Do this: Copy every line in the records below that contains the word "chart".

Data shown:
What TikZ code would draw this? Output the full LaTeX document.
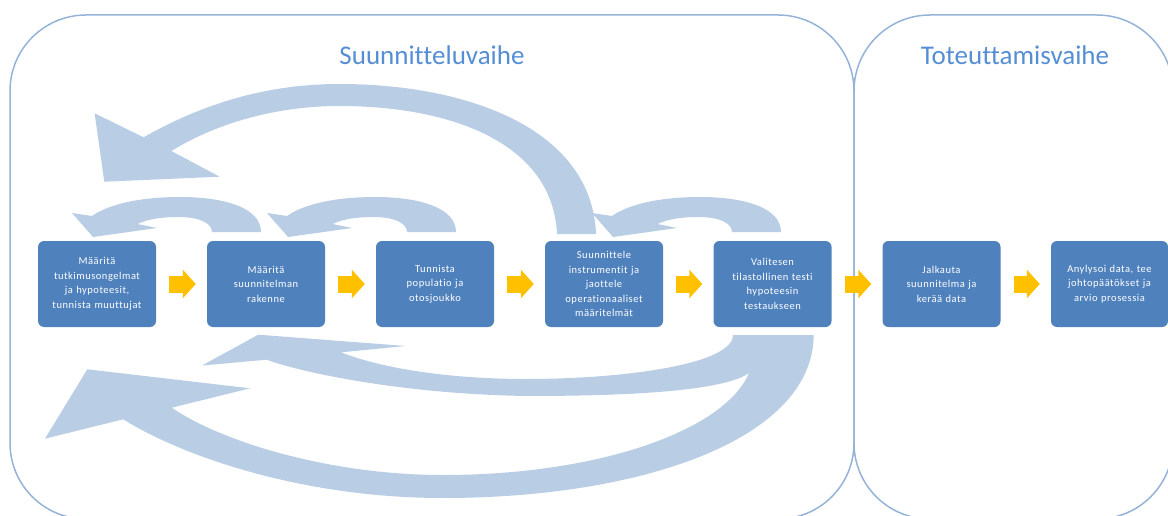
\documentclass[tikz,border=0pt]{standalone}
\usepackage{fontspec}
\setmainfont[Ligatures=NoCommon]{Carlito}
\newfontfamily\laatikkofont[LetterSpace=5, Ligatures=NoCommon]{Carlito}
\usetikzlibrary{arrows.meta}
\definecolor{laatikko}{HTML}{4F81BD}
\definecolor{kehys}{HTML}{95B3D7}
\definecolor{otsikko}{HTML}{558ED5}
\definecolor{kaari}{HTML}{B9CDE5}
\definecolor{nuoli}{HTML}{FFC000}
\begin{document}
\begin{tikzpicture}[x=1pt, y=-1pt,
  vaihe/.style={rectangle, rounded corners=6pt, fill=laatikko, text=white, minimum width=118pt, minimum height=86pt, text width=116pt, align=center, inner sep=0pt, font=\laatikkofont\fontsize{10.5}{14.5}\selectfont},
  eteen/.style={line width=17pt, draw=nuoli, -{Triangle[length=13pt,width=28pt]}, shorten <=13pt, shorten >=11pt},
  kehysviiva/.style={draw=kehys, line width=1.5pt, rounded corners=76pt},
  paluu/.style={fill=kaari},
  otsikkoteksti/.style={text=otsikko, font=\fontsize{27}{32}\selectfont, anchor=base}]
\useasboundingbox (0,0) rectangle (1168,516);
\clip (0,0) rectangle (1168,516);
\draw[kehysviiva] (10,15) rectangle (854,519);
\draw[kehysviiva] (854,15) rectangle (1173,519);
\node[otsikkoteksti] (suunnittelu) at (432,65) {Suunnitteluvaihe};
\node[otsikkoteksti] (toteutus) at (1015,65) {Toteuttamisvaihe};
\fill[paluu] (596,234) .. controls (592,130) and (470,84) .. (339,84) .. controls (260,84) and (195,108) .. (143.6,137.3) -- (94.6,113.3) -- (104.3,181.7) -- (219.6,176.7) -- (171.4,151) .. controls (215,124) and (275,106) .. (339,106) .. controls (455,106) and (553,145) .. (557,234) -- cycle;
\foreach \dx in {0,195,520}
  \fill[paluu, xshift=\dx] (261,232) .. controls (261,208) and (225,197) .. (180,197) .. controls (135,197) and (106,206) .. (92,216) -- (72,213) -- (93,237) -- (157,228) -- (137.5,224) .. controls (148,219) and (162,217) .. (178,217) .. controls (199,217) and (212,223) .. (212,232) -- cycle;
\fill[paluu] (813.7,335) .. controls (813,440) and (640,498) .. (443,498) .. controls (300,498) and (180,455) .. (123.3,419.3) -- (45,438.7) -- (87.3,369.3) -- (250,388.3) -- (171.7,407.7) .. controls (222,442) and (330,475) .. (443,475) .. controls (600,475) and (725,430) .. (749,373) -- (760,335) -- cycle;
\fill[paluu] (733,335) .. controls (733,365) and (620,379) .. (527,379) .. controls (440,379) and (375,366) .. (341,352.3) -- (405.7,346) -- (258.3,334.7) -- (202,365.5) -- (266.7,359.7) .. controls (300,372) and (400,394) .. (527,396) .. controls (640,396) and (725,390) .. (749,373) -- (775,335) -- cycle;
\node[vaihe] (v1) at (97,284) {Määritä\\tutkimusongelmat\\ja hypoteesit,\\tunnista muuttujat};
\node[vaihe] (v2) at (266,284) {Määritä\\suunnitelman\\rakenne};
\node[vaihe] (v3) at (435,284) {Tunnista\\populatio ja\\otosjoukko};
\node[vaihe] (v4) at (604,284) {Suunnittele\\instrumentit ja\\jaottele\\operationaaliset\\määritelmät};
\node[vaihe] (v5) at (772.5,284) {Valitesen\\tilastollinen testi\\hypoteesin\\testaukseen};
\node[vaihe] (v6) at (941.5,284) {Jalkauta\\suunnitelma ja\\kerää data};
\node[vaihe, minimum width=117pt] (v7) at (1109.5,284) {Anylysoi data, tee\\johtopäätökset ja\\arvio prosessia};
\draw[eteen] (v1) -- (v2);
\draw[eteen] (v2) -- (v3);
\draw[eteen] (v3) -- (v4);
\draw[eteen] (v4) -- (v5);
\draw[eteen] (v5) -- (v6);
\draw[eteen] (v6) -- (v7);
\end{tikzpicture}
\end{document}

==

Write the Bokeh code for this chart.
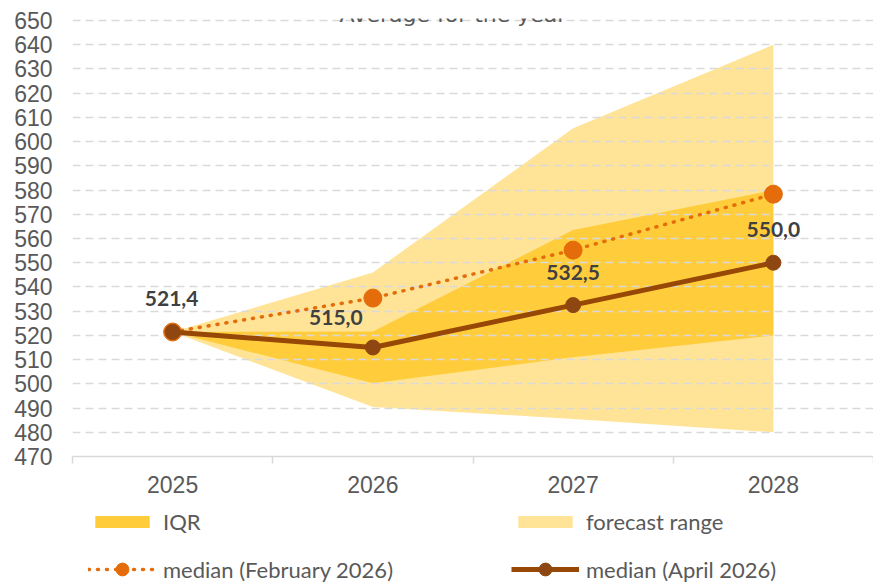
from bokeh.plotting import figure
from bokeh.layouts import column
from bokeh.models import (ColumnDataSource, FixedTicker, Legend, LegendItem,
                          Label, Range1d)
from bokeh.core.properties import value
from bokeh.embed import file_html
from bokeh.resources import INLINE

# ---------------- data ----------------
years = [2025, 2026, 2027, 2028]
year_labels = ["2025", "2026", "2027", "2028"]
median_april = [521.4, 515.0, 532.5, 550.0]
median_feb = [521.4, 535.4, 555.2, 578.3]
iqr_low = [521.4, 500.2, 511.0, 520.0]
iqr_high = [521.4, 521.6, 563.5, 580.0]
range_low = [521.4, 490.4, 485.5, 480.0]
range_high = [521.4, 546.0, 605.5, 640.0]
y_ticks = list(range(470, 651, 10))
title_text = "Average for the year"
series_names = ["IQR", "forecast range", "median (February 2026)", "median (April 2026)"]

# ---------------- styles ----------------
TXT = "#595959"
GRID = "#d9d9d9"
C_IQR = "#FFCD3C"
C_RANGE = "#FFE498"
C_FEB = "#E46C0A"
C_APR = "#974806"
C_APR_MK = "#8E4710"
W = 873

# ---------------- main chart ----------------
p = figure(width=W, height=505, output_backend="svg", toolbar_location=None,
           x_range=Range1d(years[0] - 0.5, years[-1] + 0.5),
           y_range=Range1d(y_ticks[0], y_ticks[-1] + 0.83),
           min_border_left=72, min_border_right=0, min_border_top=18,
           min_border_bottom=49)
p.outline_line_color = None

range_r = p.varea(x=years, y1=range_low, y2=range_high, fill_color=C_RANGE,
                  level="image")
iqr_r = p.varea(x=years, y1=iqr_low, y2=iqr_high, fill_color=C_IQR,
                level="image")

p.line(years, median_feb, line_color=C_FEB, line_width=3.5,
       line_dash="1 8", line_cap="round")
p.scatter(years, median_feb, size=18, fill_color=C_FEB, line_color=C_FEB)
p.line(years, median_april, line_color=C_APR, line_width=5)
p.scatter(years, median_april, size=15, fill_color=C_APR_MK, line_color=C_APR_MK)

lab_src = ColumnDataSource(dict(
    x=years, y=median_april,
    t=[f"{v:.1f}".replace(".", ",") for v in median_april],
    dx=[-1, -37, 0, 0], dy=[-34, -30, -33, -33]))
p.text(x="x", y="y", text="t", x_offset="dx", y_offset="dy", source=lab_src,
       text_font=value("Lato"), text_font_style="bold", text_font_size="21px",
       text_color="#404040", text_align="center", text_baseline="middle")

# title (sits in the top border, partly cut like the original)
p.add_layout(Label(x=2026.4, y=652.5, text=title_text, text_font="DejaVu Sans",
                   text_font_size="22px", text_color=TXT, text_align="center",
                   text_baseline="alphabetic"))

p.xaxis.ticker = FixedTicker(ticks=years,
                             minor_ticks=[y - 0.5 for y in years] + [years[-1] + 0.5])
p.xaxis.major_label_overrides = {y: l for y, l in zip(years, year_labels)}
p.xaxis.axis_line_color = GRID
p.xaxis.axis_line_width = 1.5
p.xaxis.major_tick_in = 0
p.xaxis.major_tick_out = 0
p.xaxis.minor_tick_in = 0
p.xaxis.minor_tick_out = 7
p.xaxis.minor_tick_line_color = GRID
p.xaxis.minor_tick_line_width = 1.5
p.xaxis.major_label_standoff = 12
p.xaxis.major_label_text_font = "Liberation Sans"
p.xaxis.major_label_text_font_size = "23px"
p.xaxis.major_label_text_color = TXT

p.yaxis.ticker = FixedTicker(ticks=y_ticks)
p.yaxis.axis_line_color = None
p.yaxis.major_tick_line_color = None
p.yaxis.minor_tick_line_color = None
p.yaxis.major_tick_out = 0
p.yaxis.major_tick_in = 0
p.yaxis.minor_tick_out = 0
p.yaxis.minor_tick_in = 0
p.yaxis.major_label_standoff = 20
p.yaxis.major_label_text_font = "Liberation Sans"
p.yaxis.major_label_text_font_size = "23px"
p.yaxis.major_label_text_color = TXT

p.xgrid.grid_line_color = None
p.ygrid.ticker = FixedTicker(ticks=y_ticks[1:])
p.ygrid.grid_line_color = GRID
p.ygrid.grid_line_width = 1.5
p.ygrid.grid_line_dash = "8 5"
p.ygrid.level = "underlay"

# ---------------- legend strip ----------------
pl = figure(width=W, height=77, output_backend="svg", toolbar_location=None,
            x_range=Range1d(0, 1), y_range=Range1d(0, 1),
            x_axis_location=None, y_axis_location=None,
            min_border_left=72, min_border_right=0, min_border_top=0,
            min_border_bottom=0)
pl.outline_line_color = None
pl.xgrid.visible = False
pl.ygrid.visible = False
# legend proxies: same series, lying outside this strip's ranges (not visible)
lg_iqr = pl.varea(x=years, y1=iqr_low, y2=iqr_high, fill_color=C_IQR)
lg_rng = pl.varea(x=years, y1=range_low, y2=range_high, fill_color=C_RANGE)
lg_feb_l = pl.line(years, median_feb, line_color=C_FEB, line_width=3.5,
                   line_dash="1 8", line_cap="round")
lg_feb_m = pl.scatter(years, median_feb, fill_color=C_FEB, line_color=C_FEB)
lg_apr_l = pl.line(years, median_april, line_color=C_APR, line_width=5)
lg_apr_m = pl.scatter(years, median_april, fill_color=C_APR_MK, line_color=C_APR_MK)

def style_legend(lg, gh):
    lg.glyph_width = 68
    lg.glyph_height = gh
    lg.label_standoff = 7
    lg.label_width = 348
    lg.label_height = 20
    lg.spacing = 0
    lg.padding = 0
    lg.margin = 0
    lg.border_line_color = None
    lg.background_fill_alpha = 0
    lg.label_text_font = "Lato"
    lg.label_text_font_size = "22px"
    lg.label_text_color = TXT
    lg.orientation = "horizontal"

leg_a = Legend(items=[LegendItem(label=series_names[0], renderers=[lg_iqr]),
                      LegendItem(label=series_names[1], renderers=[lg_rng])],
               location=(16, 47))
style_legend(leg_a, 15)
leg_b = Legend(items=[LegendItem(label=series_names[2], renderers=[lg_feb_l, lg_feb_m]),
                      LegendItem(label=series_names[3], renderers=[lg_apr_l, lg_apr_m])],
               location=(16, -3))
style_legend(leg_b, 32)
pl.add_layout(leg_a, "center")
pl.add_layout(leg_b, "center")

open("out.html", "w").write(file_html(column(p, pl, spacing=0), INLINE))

Final answer:
Write the Bokeh code for this chart.
# ---------------- main chart ----------------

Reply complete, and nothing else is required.